(Records from a data collection)
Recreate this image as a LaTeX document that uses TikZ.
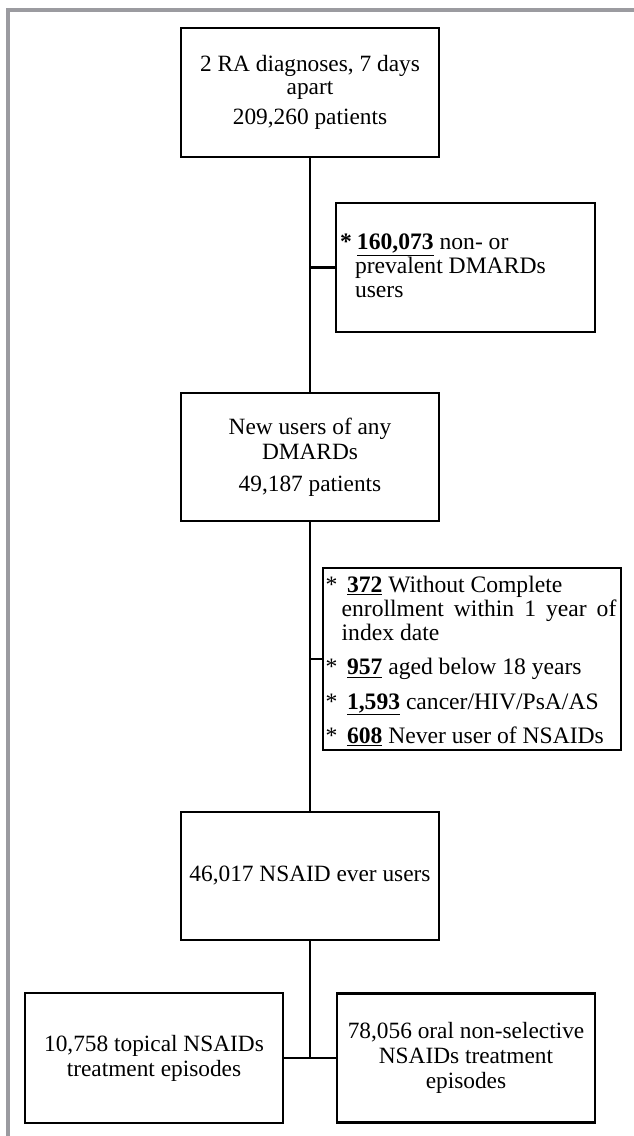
\documentclass[tikz,border=0pt]{standalone}
\usepackage{fontspec}
\setmainfont{Liberation Serif}
\definecolor{framegray}{RGB}{155,155,160}
\newcommand{\unum}[1]{\underline{\textbf{#1}}}
\begin{document}
\begin{tikzpicture}[x=0.75pt,y=-0.75pt,
  box/.style={draw=black, line width=2.2pt, rectangle, inner sep=0pt,
    font=\fontsize{17.5}{18.75}\selectfont, align=center},
  listbox/.style={draw=black, line width=2.2pt, rectangle, inner ysep=0pt,
    font=\fontsize{17.7}{18}\selectfont},
  conn/.style={draw=black, line width=2.2pt},
  frame/.style={draw=framegray, line width=2.6pt}]
\useasboundingbox (0,0) rectangle (634,1136);
\draw[frame] (8,1140) -- (8,10) -- (640,10);

\node[box, minimum width=193.5pt, minimum height=96.75pt,
  font=\fontsize{17.5}{17.5}\selectfont] (n1) at (310,92.5)
  {2 RA diagnoses, 7 days\\apart\\[5.25pt]209,260 patients};
\node[listbox, minimum width=194.25pt, minimum height=96.75pt, inner xsep=3pt] (n2) at (465.5,267.5)
  {\raisebox{-11pt}{\smash{\makebox[188.25pt][l]{%
   \begin{tabular}{@{}p{11.25pt}@{}l@{}}
   \textbf{*}&\hspace{1.5pt}\unum{160,073} non- or\\
   &prevalent DMARDs\\
   &users
   \end{tabular}}}}};
\node[box, minimum width=193.5pt, minimum height=96pt] (n3) at (310,457)
  {New users of any\\DMARDs\\[5pt]49,187 patients};
\node[listbox, minimum width=223.5pt, minimum height=136.5pt, inner xsep=2pt] (n4) at (472,659)
  {\raisebox{-15pt}{\smash{\makebox[219.5pt][l]{%
   \begin{tabular}{@{}p{12pt}@{}l@{}}
   *&\hspace{4pt}\unum{372} Without Complete\\
   &\makebox[206pt][s]{enrollment within 1 year of}\\
   &index date\\[7.75pt]
   *&\hspace{4pt}\unum{957} aged below 18 years\\[7.75pt]
   *&\hspace{4pt}\unum{1,593} cancer/HIV/PsA/AS\\[7.75pt]
   *&\hspace{4pt}\unum{608} Never user of NSAIDs
   \end{tabular}}}}};
\node[box, minimum width=193.5pt, minimum height=96pt] (n5) at (310,876)
  {46,017 NSAID ever users};
\node[box, minimum width=193.5pt, minimum height=97.5pt] (n6) at (154,1058)
  {10,758 topical NSAIDs\\treatment episodes};
\node[box, minimum width=193.5pt, minimum height=96.75pt] (n7) at (466,1058)
  {78,056 oral non-selective\\NSAIDs treatment\\episodes};

\draw[conn] (n1.south) -- (n3.north);
\draw[conn] (n1.south |- n2.west) -- (n2.west);
\draw[conn] (n3.south) -- (n5.north);
\draw[conn] (n3.south |- n4.west) -- (n4.west);
\draw[conn] (n5.south) -- (n5.south |- n6.east);
\draw[conn] (n6.east) -- (n7.west);
\end{tikzpicture}
\end{document}
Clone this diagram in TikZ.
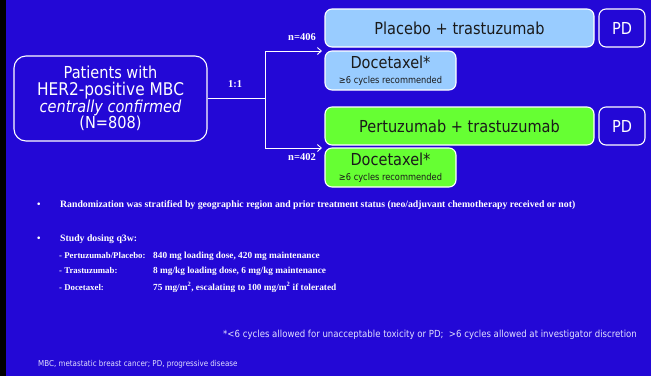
\documentclass[tikz,border=0pt]{standalone}
\usepackage{fontspec}
\usetikzlibrary{arrows.meta}
\newfontfamily\tah[FakeStretch=0.88]{DejaVu Sans}
\newfontfamily\ser{Liberation Serif}
\definecolor{bg}{HTML}{2308D6}
\definecolor{lblue}{HTML}{99CCFF}
\definecolor{lgreen}{HTML}{66FF33}
\definecolor{boxtext}{HTML}{1A1A1A}
\definecolor{foot}{HTML}{E2E0FF}
\tikzset{
  rbox/.style={draw=white, line width=1.1pt, rounded corners=7pt, inner sep=0pt, text=boxtext, align=center,
    font=\tah\fontsize{16.5}{18}\selectfont},
  pdbox/.style={rbox, fill=bg, text=white, minimum width=46pt, minimum height=38pt},
  conn/.style={draw=white, line width=0.9pt},
  arr/.style={conn, -{Straight Barb[length=4pt,width=7pt]}},
  lab/.style={text=white, font=\ser\bfseries\fontsize{10.5}{12}\selectfont, inner sep=0pt},
  btxt/.style={text=white, font=\ser\bfseries\fontsize{9.75}{11}\selectfont, inner sep=0pt, anchor=base west},
  stxt/.style={text=white, font=\ser\bfseries\fontsize{9.3}{10}\selectfont, inner sep=0pt, anchor=base west},
  slab/.style={stxt, font=\ser\bfseries\fontsize{8.8}{10}\selectfont},
  ftxt/.style={text=foot, font=\tah\fontsize{9.75}{11}\selectfont, inner sep=0pt, anchor=base west},
}
\begin{document}
\begin{tikzpicture}[x=1pt,y=-1pt]
\fill[bg] (0,0) rectangle (651,376);
\fill[black] (0,0) rectangle (6,376);
\useasboundingbox (0,0) rectangle (651,376);

% left box
\node[rbox, rounded corners=12pt, text=white, minimum width=193pt, minimum height=85pt,
  font=\tah\fontsize{16.5}{16.7}\selectfont] (pat) at (110.5,98.5)
  {Patients with\\{\fontsize{17.5}{16.7}\selectfont HER2-positive MBC}\\{\itshape centrally confirmed}\\(N=808)};

% arms
\node[rbox, fill=lblue, minimum width=269pt, minimum height=38pt] (plac) at (459.5,28) {Placebo + trastuzumab};
\node[pdbox] (pd1) at (622,28) {PD};
\node[rbox, fill=lblue, minimum width=131pt, minimum height=39pt] (doc1) at (390.5,70.5)
  {Docetaxel*\\[-3pt]{\fontsize{9.4}{10}\selectfont ≥6 cycles recommended}};
\node[rbox, fill=lgreen, minimum width=269pt, minimum height=38pt] (pert) at (459.5,126) {Pertuzumab + trastuzumab};
\node[pdbox] (pd2) at (622,126) {PD};
\node[rbox, fill=lgreen, minimum width=131pt, minimum height=39pt] (doc2) at (390.5,167.5)
  {Docetaxel*\\[-3pt]{\fontsize{9.4}{10}\selectfont ≥6 cycles recommended}};

% connectors
\coordinate (split) at (265,98.5);
\coordinate (top) at (265,51);
\coordinate (bot) at (265,148);
\coordinate (t1) at (322,51);
\coordinate (t2) at (322,148);
\draw[conn] (pat.east) -- (split);
\draw[conn] (top) -- (bot);
\draw[arr] (top) -- (t1);
\draw[arr] (bot) -- (t2);

\node[lab] (r11) at (235,84) {1:1};
\node[lab] (n406) at (302,37) {n=406};
\node[lab] (n402) at (302,157.5) {n=402};

% bullets
\node[btxt] (b1) at (37,207) {\textbullet};
\node[btxt] (l1) at (60,207) {Randomization was stratified by geographic region and prior treatment status (neo/adjuvant chemotherapy received or not)};
\node[btxt] (b2) at (37,241) {\textbullet};
\node[btxt] (l2) at (60,241) {Study dosing q3w:};
\node[slab] (s1) at (59,258.5) {- Pertuzumab/Placebo:};
\node[stxt] (v1) at (153,258.5) {840 mg loading dose, 420 mg maintenance};
\node[slab] (s2) at (59,273.5) {- Trastuzumab:};
\node[stxt] (v2) at (153,273.5) {8 mg/kg loading dose, 6 mg/kg maintenance};
\node[slab] (s3) at (59,290.5) {- Docetaxel:};
\node[stxt] (v3) at (153,290.5) {75 mg/m\textsuperscript{2}, escalating to 100 mg/m\textsuperscript{2} if tolerated};

% footnotes
\node[ftxt] (fn) at (223,337.5) {*<6 cycles allowed for unacceptable toxicity or PD;\ \ >6 cycles allowed at investigator discretion};
\node[ftxt, font=\tah\fontsize{8.1}{9}\selectfont] (abbr) at (38,366) {MBC, metastatic breast cancer; PD, progressive disease};
\end{tikzpicture}
\end{document}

● STATED GOAL: Each record above must be returned exactly as written, with its pictures omitted.

● SOLUTION TO THE EXERCISE:
Recreate this image as a LaTeX document that uses TikZ.
\documentclass[tikz,border=0pt]{standalone}
\usepackage{fontspec}
\setmainfont{Liberation Serif}
\definecolor{framegray}{RGB}{155,155,160}
\newcommand{\unum}[1]{\underline{\textbf{#1}}}
\begin{document}
\begin{tikzpicture}[x=0.75pt,y=-0.75pt,
  box/.style={draw=black, line width=2.2pt, rectangle, inner sep=0pt,
    font=\fontsize{17.5}{18.75}\selectfont, align=center},
  listbox/.style={draw=black, line width=2.2pt, rectangle, inner ysep=0pt,
    font=\fontsize{17.7}{18}\selectfont},
  conn/.style={draw=black, line width=2.2pt},
  frame/.style={draw=framegray, line width=2.6pt}]
\useasboundingbox (0,0) rectangle (634,1136);
\draw[frame] (8,1140) -- (8,10) -- (640,10);

\node[box, minimum width=193.5pt, minimum height=96.75pt,
  font=\fontsize{17.5}{17.5}\selectfont] (n1) at (310,92.5)
  {2 RA diagnoses, 7 days\\apart\\[5.25pt]209,260 patients};
\node[listbox, minimum width=194.25pt, minimum height=96.75pt, inner xsep=3pt] (n2) at (465.5,267.5)
  {\raisebox{-11pt}{\smash{\makebox[188.25pt][l]{%
   \begin{tabular}{@{}p{11.25pt}@{}l@{}}
   \textbf{*}&\hspace{1.5pt}\unum{160,073} non- or\\
   &prevalent DMARDs\\
   &users
   \end{tabular}}}}};
\node[box, minimum width=193.5pt, minimum height=96pt] (n3) at (310,457)
  {New users of any\\DMARDs\\[5pt]49,187 patients};
\node[listbox, minimum width=223.5pt, minimum height=136.5pt, inner xsep=2pt] (n4) at (472,659)
  {\raisebox{-15pt}{\smash{\makebox[219.5pt][l]{%
   \begin{tabular}{@{}p{12pt}@{}l@{}}
   *&\hspace{4pt}\unum{372} Without Complete\\
   &\makebox[206pt][s]{enrollment within 1 year of}\\
   &index date\\[7.75pt]
   *&\hspace{4pt}\unum{957} aged below 18 years\\[7.75pt]
   *&\hspace{4pt}\unum{1,593} cancer/HIV/PsA/AS\\[7.75pt]
   *&\hspace{4pt}\unum{608} Never user of NSAIDs
   \end{tabular}}}}};
\node[box, minimum width=193.5pt, minimum height=96pt] (n5) at (310,876)
  {46,017 NSAID ever users};
\node[box, minimum width=193.5pt, minimum height=97.5pt] (n6) at (154,1058)
  {10,758 topical NSAIDs\\treatment episodes};
\node[box, minimum width=193.5pt, minimum height=96.75pt] (n7) at (466,1058)
  {78,056 oral non-selective\\NSAIDs treatment\\episodes};

\draw[conn] (n1.south) -- (n3.north);
\draw[conn] (n1.south |- n2.west) -- (n2.west);
\draw[conn] (n3.south) -- (n5.north);
\draw[conn] (n3.south |- n4.west) -- (n4.west);
\draw[conn] (n5.south) -- (n5.south |- n6.east);
\draw[conn] (n6.east) -- (n7.west);
\end{tikzpicture}
\end{document}
Clone this diagram in TikZ.
\documentclass[tikz,border=0pt]{standalone}
\usepackage{fontspec}
\usetikzlibrary{arrows.meta}
\newfontfamily\tah[FakeStretch=0.88]{DejaVu Sans}
\newfontfamily\ser{Liberation Serif}
\definecolor{bg}{HTML}{2308D6}
\definecolor{lblue}{HTML}{99CCFF}
\definecolor{lgreen}{HTML}{66FF33}
\definecolor{boxtext}{HTML}{1A1A1A}
\definecolor{foot}{HTML}{E2E0FF}
\tikzset{
  rbox/.style={draw=white, line width=1.1pt, rounded corners=7pt, inner sep=0pt, text=boxtext, align=center,
    font=\tah\fontsize{16.5}{18}\selectfont},
  pdbox/.style={rbox, fill=bg, text=white, minimum width=46pt, minimum height=38pt},
  conn/.style={draw=white, line width=0.9pt},
  arr/.style={conn, -{Straight Barb[length=4pt,width=7pt]}},
  lab/.style={text=white, font=\ser\bfseries\fontsize{10.5}{12}\selectfont, inner sep=0pt},
  btxt/.style={text=white, font=\ser\bfseries\fontsize{9.75}{11}\selectfont, inner sep=0pt, anchor=base west},
  stxt/.style={text=white, font=\ser\bfseries\fontsize{9.3}{10}\selectfont, inner sep=0pt, anchor=base west},
  slab/.style={stxt, font=\ser\bfseries\fontsize{8.8}{10}\selectfont},
  ftxt/.style={text=foot, font=\tah\fontsize{9.75}{11}\selectfont, inner sep=0pt, anchor=base west},
}
\begin{document}
\begin{tikzpicture}[x=1pt,y=-1pt]
\fill[bg] (0,0) rectangle (651,376);
\fill[black] (0,0) rectangle (6,376);
\useasboundingbox (0,0) rectangle (651,376);

% left box
\node[rbox, rounded corners=12pt, text=white, minimum width=193pt, minimum height=85pt,
  font=\tah\fontsize{16.5}{16.7}\selectfont] (pat) at (110.5,98.5)
  {Patients with\\{\fontsize{17.5}{16.7}\selectfont HER2-positive MBC}\\{\itshape centrally confirmed}\\(N=808)};

% arms
\node[rbox, fill=lblue, minimum width=269pt, minimum height=38pt] (plac) at (459.5,28) {Placebo + trastuzumab};
\node[pdbox] (pd1) at (622,28) {PD};
\node[rbox, fill=lblue, minimum width=131pt, minimum height=39pt] (doc1) at (390.5,70.5)
  {Docetaxel*\\[-3pt]{\fontsize{9.4}{10}\selectfont ≥6 cycles recommended}};
\node[rbox, fill=lgreen, minimum width=269pt, minimum height=38pt] (pert) at (459.5,126) {Pertuzumab + trastuzumab};
\node[pdbox] (pd2) at (622,126) {PD};
\node[rbox, fill=lgreen, minimum width=131pt, minimum height=39pt] (doc2) at (390.5,167.5)
  {Docetaxel*\\[-3pt]{\fontsize{9.4}{10}\selectfont ≥6 cycles recommended}};

% connectors
\coordinate (split) at (265,98.5);
\coordinate (top) at (265,51);
\coordinate (bot) at (265,148);
\coordinate (t1) at (322,51);
\coordinate (t2) at (322,148);
\draw[conn] (pat.east) -- (split);
\draw[conn] (top) -- (bot);
\draw[arr] (top) -- (t1);
\draw[arr] (bot) -- (t2);

\node[lab] (r11) at (235,84) {1:1};
\node[lab] (n406) at (302,37) {n=406};
\node[lab] (n402) at (302,157.5) {n=402};

% bullets
\node[btxt] (b1) at (37,207) {\textbullet};
\node[btxt] (l1) at (60,207) {Randomization was stratified by geographic region and prior treatment status (neo/adjuvant chemotherapy received or not)};
\node[btxt] (b2) at (37,241) {\textbullet};
\node[btxt] (l2) at (60,241) {Study dosing q3w:};
\node[slab] (s1) at (59,258.5) {- Pertuzumab/Placebo:};
\node[stxt] (v1) at (153,258.5) {840 mg loading dose, 420 mg maintenance};
\node[slab] (s2) at (59,273.5) {- Trastuzumab:};
\node[stxt] (v2) at (153,273.5) {8 mg/kg loading dose, 6 mg/kg maintenance};
\node[slab] (s3) at (59,290.5) {- Docetaxel:};
\node[stxt] (v3) at (153,290.5) {75 mg/m\textsuperscript{2}, escalating to 100 mg/m\textsuperscript{2} if tolerated};

% footnotes
\node[ftxt] (fn) at (223,337.5) {*<6 cycles allowed for unacceptable toxicity or PD;\ \ >6 cycles allowed at investigator discretion};
\node[ftxt, font=\tah\fontsize{8.1}{9}\selectfont] (abbr) at (38,366) {MBC, metastatic breast cancer; PD, progressive disease};
\end{tikzpicture}
\end{document}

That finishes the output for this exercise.